13/8/09, Tricycle
1hr 30'. A powerful rumination on the 7 July bombings, in which the most sympathetic character was the bomber. The rest were various dysfunctional, sad, alienated.
There was the schoolboy racist and motormouth; the elderly widow living alone and apparently addicted to interne tporn; the neurotic secretary and mother; the ageing lecturer and the former student he disastrously makes a pass at; the brother and sister embarking on an incestuous relationship.
A said it left a bad taste in her mouth. I found it gripping, though it didn't make it easy, proceeding as a succession of intercut monologues and dialogues in the run up to and immediate aftermath of 7/7, but each character (or pair of characters) seemed to be operating on a different timescale, so that one would be talking about the queues on the 7th as the tubes stopped working while another was still talking about winning the Olympics.

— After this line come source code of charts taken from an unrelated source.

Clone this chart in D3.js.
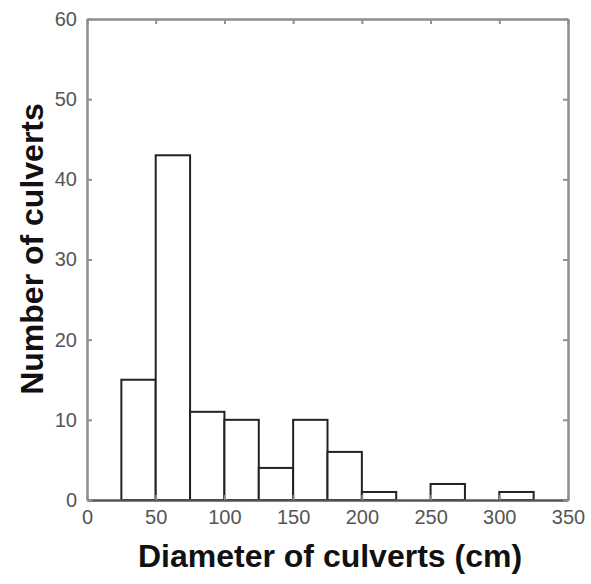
<!DOCTYPE html>
<html>
<head>
<meta charset="utf-8">
<script src="https://cdn.jsdelivr.net/npm/d3@7"></script>
<style>
  body { margin: 0; background: #fff; }
  text { font-family: "Liberation Sans", Arial, sans-serif; }
</style>
</head>
<body>
<svg id="chart" width="591" height="584"></svg>
<script>
// bin edges (cm) and counts of culverts per bin
let binStarts = [25, 50, 75, 100, 125, 150, 175, 200, 225, 250, 275, 300];
let binWidth = 25;
let counts = [15, 43, 11, 10, 4, 10, 6, 1, 0, 2, 0, 1];
let xTicks = [0, 50, 100, 150, 200, 250, 300, 350];
let yTicks = [0, 10, 20, 30, 40, 50, 60];

let svg = d3.select("#chart");
let plotLeft = 87, plotRight = 568, plotTop = 19, plotBottom = 500;

let x = d3.scaleLinear().domain([0, 350]).range([plotLeft, plotRight]);
let y = d3.scaleLinear().domain([0, 60]).range([plotBottom, plotTop]);

let data = binStarts.map((s, i) => ({ start: s, count: counts[i] }));

// bars
svg.selectAll(".bar")
    .data(data.filter(d => d.count > 0))
    .enter()
    .append("rect")
    .attr("class", "bar")
    .attr("x", d => x(d.start))
    .attr("y", d => y(d.count))
    .attr("width", d => x(d.start + binWidth) - x(d.start))
    .attr("height", d => y(0) - y(d.count))
    .attr("fill", "#fff")
    .attr("stroke", "#222")
    .attr("stroke-width", 2);

// axes with inward ticks on all four sides
let frame = "#8f8f8f";
let bottomAxis = svg.append("g")
    .attr("transform", `translate(0,${plotBottom})`)
    .call(d3.axisBottom(x).tickValues(xTicks).tickSizeInner(-5).tickSizeOuter(0).tickPadding(10));
let topAxis = svg.append("g")
    .attr("transform", `translate(0,${plotTop})`)
    .call(d3.axisTop(x).tickValues(xTicks).tickSizeInner(-5).tickSizeOuter(0).tickFormat(""));
let leftAxis = svg.append("g")
    .attr("transform", `translate(${plotLeft},0)`)
    .call(d3.axisLeft(y).tickValues(yTicks).tickSizeInner(-5).tickSizeOuter(0).tickPadding(10));
let rightAxis = svg.append("g")
    .attr("transform", `translate(${plotRight},0)`)
    .call(d3.axisRight(y).tickValues(yTicks).tickSizeInner(-5).tickSizeOuter(0).tickFormat(""));

[bottomAxis, topAxis, leftAxis, rightAxis].forEach(g => {
    g.select(".domain").attr("stroke", frame).attr("stroke-width", 2.5);
    g.selectAll(".tick line").attr("stroke", frame).attr("stroke-width", 2);
    g.selectAll(".tick text")
        .attr("fill", "#555")
        .style("font-size", "20px")
        .style("font-family", "Liberation Sans, Arial, sans-serif");
});
bottomAxis.select(".domain").attr("stroke", "#555");

// axis titles
svg.append("text")
    .attr("x", 330)
    .attr("y", 567)
    .attr("text-anchor", "middle")
    .attr("font-weight", "bold")
    .attr("font-size", 32)
    .attr("fill", "#111")
    .text("Diameter of culverts (cm)");

svg.append("text")
    .attr("transform", `translate(43,249) rotate(-90)`)
    .attr("text-anchor", "middle")
    .attr("font-weight", "bold")
    .attr("font-size", 32)
    .attr("fill", "#111")
    .text("Number of culverts");
</script>
</body>
</html>
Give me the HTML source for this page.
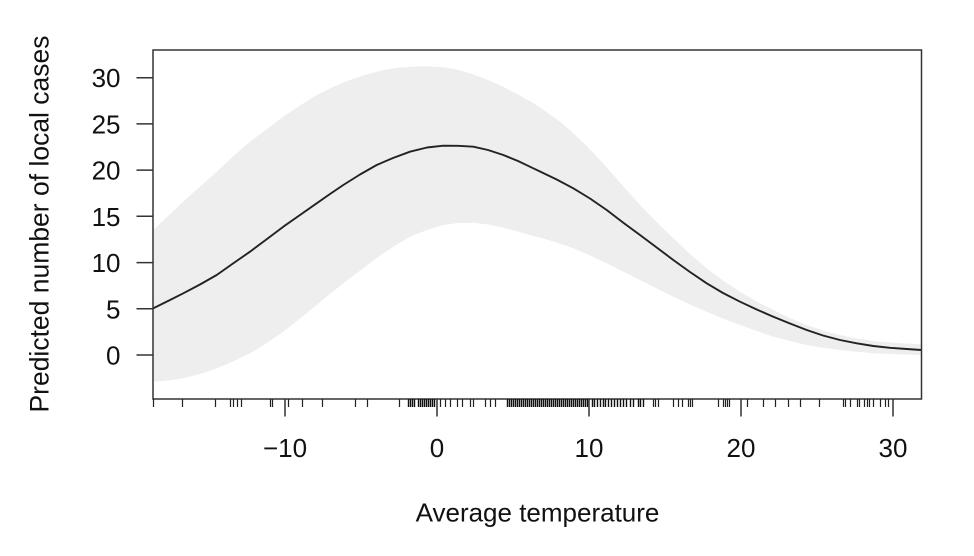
<!DOCTYPE html>
<html>
<head>
<meta charset="utf-8">
<style>
html,body{margin:0;padding:0;background:#fff;}
svg{display:block;}
text{font-family:"Liberation Sans",Arial,sans-serif;fill:#111;}
</style>
</head>
<body>
<svg width="974" height="556" viewBox="0 0 974 556" xmlns="http://www.w3.org/2000/svg">
<defs>
<clipPath id="pc"><rect x="153" y="50" width="768.5" height="349"/></clipPath>
</defs>
<g clip-path="url(#pc)">
<polygon fill="#eeeeee" points="
150,231 153.3,230 168,216 183.3,201.7 200,186.5 216.7,171.7 233,156.5 250,141.7 267,129 283.3,116.7 300,105.5 316.7,95 333,87 350,80 366.7,74.5 383.3,70 400,67.5 416.7,66.5 430,66.5 443.3,67.3 456.7,69.5 470,73.3 487,79.5 503.3,86.7 518,94.5 533.3,103 545,111 560,121.5 573,133 586.7,146 600,160 613.3,175 626.7,190 640,205 656.7,222 673.3,238.3 690,254 706.7,268.3 723,280.5 740,291.7 756.7,301.5 773.3,310 790,318 806.7,325 823,330.5 840,335 856.7,338.5 873.3,341 897,343 921.5,344.3 925,344.5
925,355.1 921.5,355 897,354.3 873.3,353.3 856.7,351.8 840,350 823,347.8 806.7,345 790,341 773.3,336.7 756.7,331 740,325 723,318.5 706.7,311.7 690,304.5 673.3,296.7 656.7,288.5 640,280 623,271.5 606.7,263.3 590,255.5 573.3,248.3 556.7,242.5 540,237.5 533.3,236 518,231.5 503.3,227.7 488,224.5 473.3,222.7 458,223 443.3,225 427,230 410,236.7 396,245 383.3,253.3 366.7,265.5 350,278.3 333,291.5 316.7,305 300,318.5 283.3,331.7 267,343 250,353.3 233,361.5 216.7,368.3 200,374 183.3,378.3 168,380.5 153.3,381.7 150,381.8"/>
<polyline fill="none" stroke="#222" stroke-width="1.9" stroke-linejoin="round" points="
150,309.6 153.3,308.3 168,301 183.3,293.3 200,284.5 216.7,275 233,263.5 250,251.7 267,239 283.3,226.7 300,215 316.7,203.3 330,194 343.3,185 360,174.5 376.7,165 393,158 410,151.7 427,147.5 443.3,145.7 458,145.8 473.3,146.7 488,150 503.3,155 518,161 533.3,168.3 540,171.5 556.7,179.5 573.3,188.3 590,198.5 606.7,210 623,222.5 640,235 656.7,247.5 673.3,260 690,272 706.7,283.3 723,293 740,301.7 756.7,309.5 773.3,316.7 790,323.5 806.7,330 823,335.5 840,340 856.7,343.3 873.3,346 890,347.8 906.7,349 921.5,350 925,350.2"/>
</g>
<!-- frame -->
<rect x="153" y="50" width="768.5" height="349" fill="none" stroke="#333" stroke-width="1.5"/>
<!-- y axis ticks -->
<g stroke="#333" stroke-width="1.5">
<line x1="136.5" y1="355" x2="153" y2="355"/>
<line x1="136.5" y1="308.8" x2="153" y2="308.8"/>
<line x1="136.5" y1="262.6" x2="153" y2="262.6"/>
<line x1="136.5" y1="216.3" x2="153" y2="216.3"/>
<line x1="136.5" y1="170.1" x2="153" y2="170.1"/>
<line x1="136.5" y1="123.9" x2="153" y2="123.9"/>
<line x1="136.5" y1="77.7" x2="153" y2="77.7"/>
</g>
<g font-size="26" text-anchor="end">
<text x="120.5" y="364.5">0</text>
<text x="120.5" y="318.3">5</text>
<text x="120.5" y="272.1">10</text>
<text x="120.5" y="225.8">15</text>
<text x="120.5" y="179.6">20</text>
<text x="120.5" y="133.4">25</text>
<text x="120.5" y="87.2">30</text>
</g>
<!-- x axis major ticks -->
<g stroke="#333" stroke-width="1.5">
<line x1="285" y1="399" x2="285" y2="416.5"/>
<line x1="437" y1="399" x2="437" y2="416.5"/>
<line x1="589" y1="399" x2="589" y2="416.5"/>
<line x1="741" y1="399" x2="741" y2="416.5"/>
<line x1="893" y1="399" x2="893" y2="416.5"/>
</g>
<!-- rug sparse -->
<path stroke="#222" stroke-width="1.2" fill="none" d="
M153.5,399v8 M182.5,399v8 M215.5,399v8 M230.5,399v8 M233.5,399v8 M237.5,399v8 M241.5,399v8 M270.5,399v8 M272.5,399v8 M288.5,399v8 M302.5,399v8 M322.5,399v8 M355.5,399v8 M367.5,399v8 M399.5,399v8
M440.5,399v8 M445.5,399v8 M450.5,399v8 M457.5,399v8 M462.5,399v8 M470.5,399v8 M473.5,399v8 M485.5,399v8 M490.5,399v8 M495.5,399v8
M653.5,399v8 M655.5,399v8 M658.5,399v8
M673.5,399v8 M678.5,399v8 M682.5,399v8 M688.5,399v8 M690.5,399v8 M692.5,399v8 M718.5,399v8 M723.5,399v8 M725.5,399v8 M727.5,399v8 M729.5,399v8 M747.5,399v8 M763.5,399v8 M775.5,399v8 M788.5,399v8 M800.5,399v8 M819.5,399v8
M843.5,399v8 M845.5,399v8 M850.5,399v8 M857.5,399v8 M859.5,399v8 M864.5,399v8 M867.5,399v8 M869.5,399v8 M873.5,399v8 M880.5,399v8 M885.5,399v8 M888.5,399v8"/>
<!-- rug dense -->
<path stroke="#111" stroke-width="1.4" fill="none" d="
M408.5,399v8 M410.5,399v8 M412.5,399v8 M414.5,399v8
M418.5,399v8 M420.5,399v8 M422.5,399v8 M424.5,399v8 M426.5,399v8 M428.5,399v8 M430.5,399v8 M432.5,399v8 M434.5,399v8
M507.5,399v8 M509.5,399v8 M511.5,399v8 M513.5,399v8 M515.5,399v8 M517.5,399v8 M519.5,399v8 M521.5,399v8 M523.5,399v8 M525.5,399v8 M527.5,399v8 M529.5,399v8 M531.5,399v8 M533.5,399v8 M535.5,399v8 M537.5,399v8 M539.5,399v8 M541.5,399v8 M543.5,399v8 M545.5,399v8 M547.5,399v8 M549.5,399v8 M551.5,399v8 M553.5,399v8 M555.5,399v8 M557.5,399v8 M559.5,399v8 M561.5,399v8 M563.5,399v8 M565.5,399v8 M567.5,399v8 M569.5,399v8 M571.5,399v8 M573.5,399v8 M575.5,399v8 M577.5,399v8 M579.5,399v8 M581.5,399v8 M583.5,399v8 M585.5,399v8 M587.5,399v8
M592.5,399v8 M594.5,399v8 M597.5,399v8 M600.5,399v8 M603.5,399v8 M605.5,399v8 M608.5,399v8 M611.5,399v8 M614.5,399v8 M617.5,399v8 M620.5,399v8 M623.5,399v8 M626.5,399v8 M630.5,399v8 M633.5,399v8 M638.5,399v8 M640.5,399v8 M643.5,399v8"/>
<g font-size="26" text-anchor="middle">
<text x="285" y="457">−10</text>
<text x="437" y="457">0</text>
<text x="589" y="457">10</text>
<text x="741" y="457">20</text>
<text x="893" y="457">30</text>
</g>
<text x="537.5" y="521.5" font-size="26" text-anchor="middle">Average temperature</text>
<text transform="translate(48.5,224) rotate(-90)" x="0" y="0" font-size="26.5" text-anchor="middle">Predicted number of local cases</text>
</svg>
</body>
</html>
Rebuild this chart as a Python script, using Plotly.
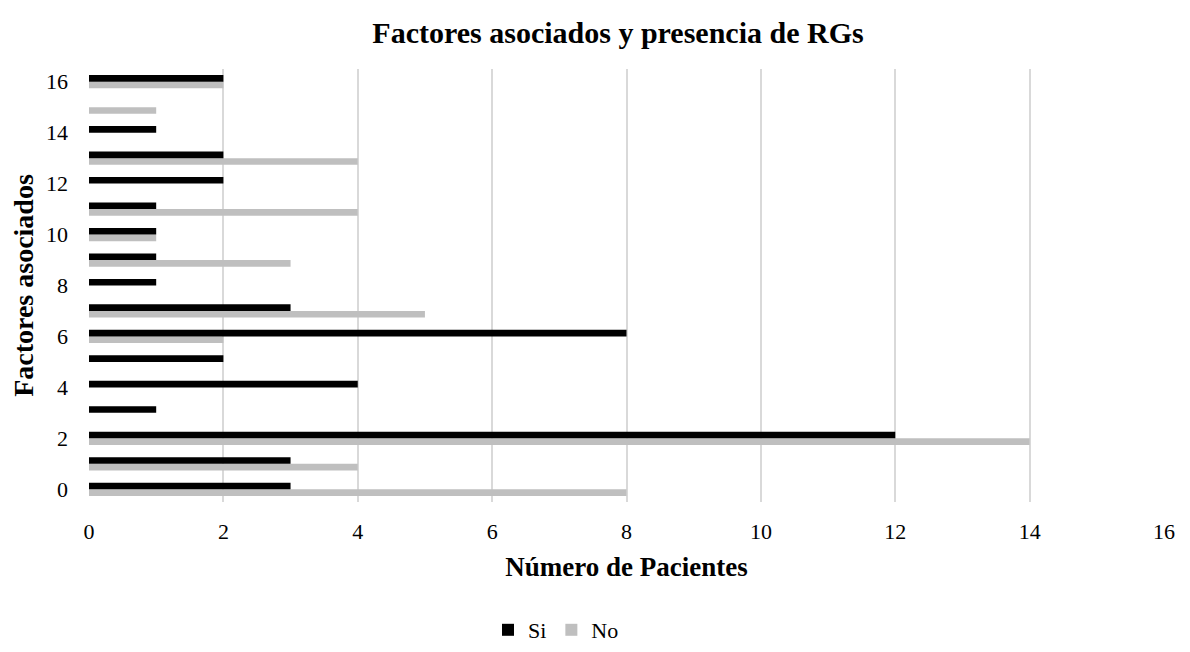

If you were in London on 7 July it brought it all back. The chaos. The fear. The euphoria at London's selection for the Olympics.
Simply staged, with lights hanging from cables above the stage which occasionally flashed bright white lights at moments of shock or tension.
The old lady the star: very funny, and very affecting. The writing powerful and direct.
The bomber was the only one who had standards. He kisses his family goodbye; he deplores the bad behaviour rampant in society; he thanks bus drivers (they don't respond); he smiles at ticket collectors (they ignore him).
Was the point one about alienation in modern society? Our addiction to forbidden things (violence, hatred, pornography, siblings, young students)? It made us all seem such a nasty, inadequate lot.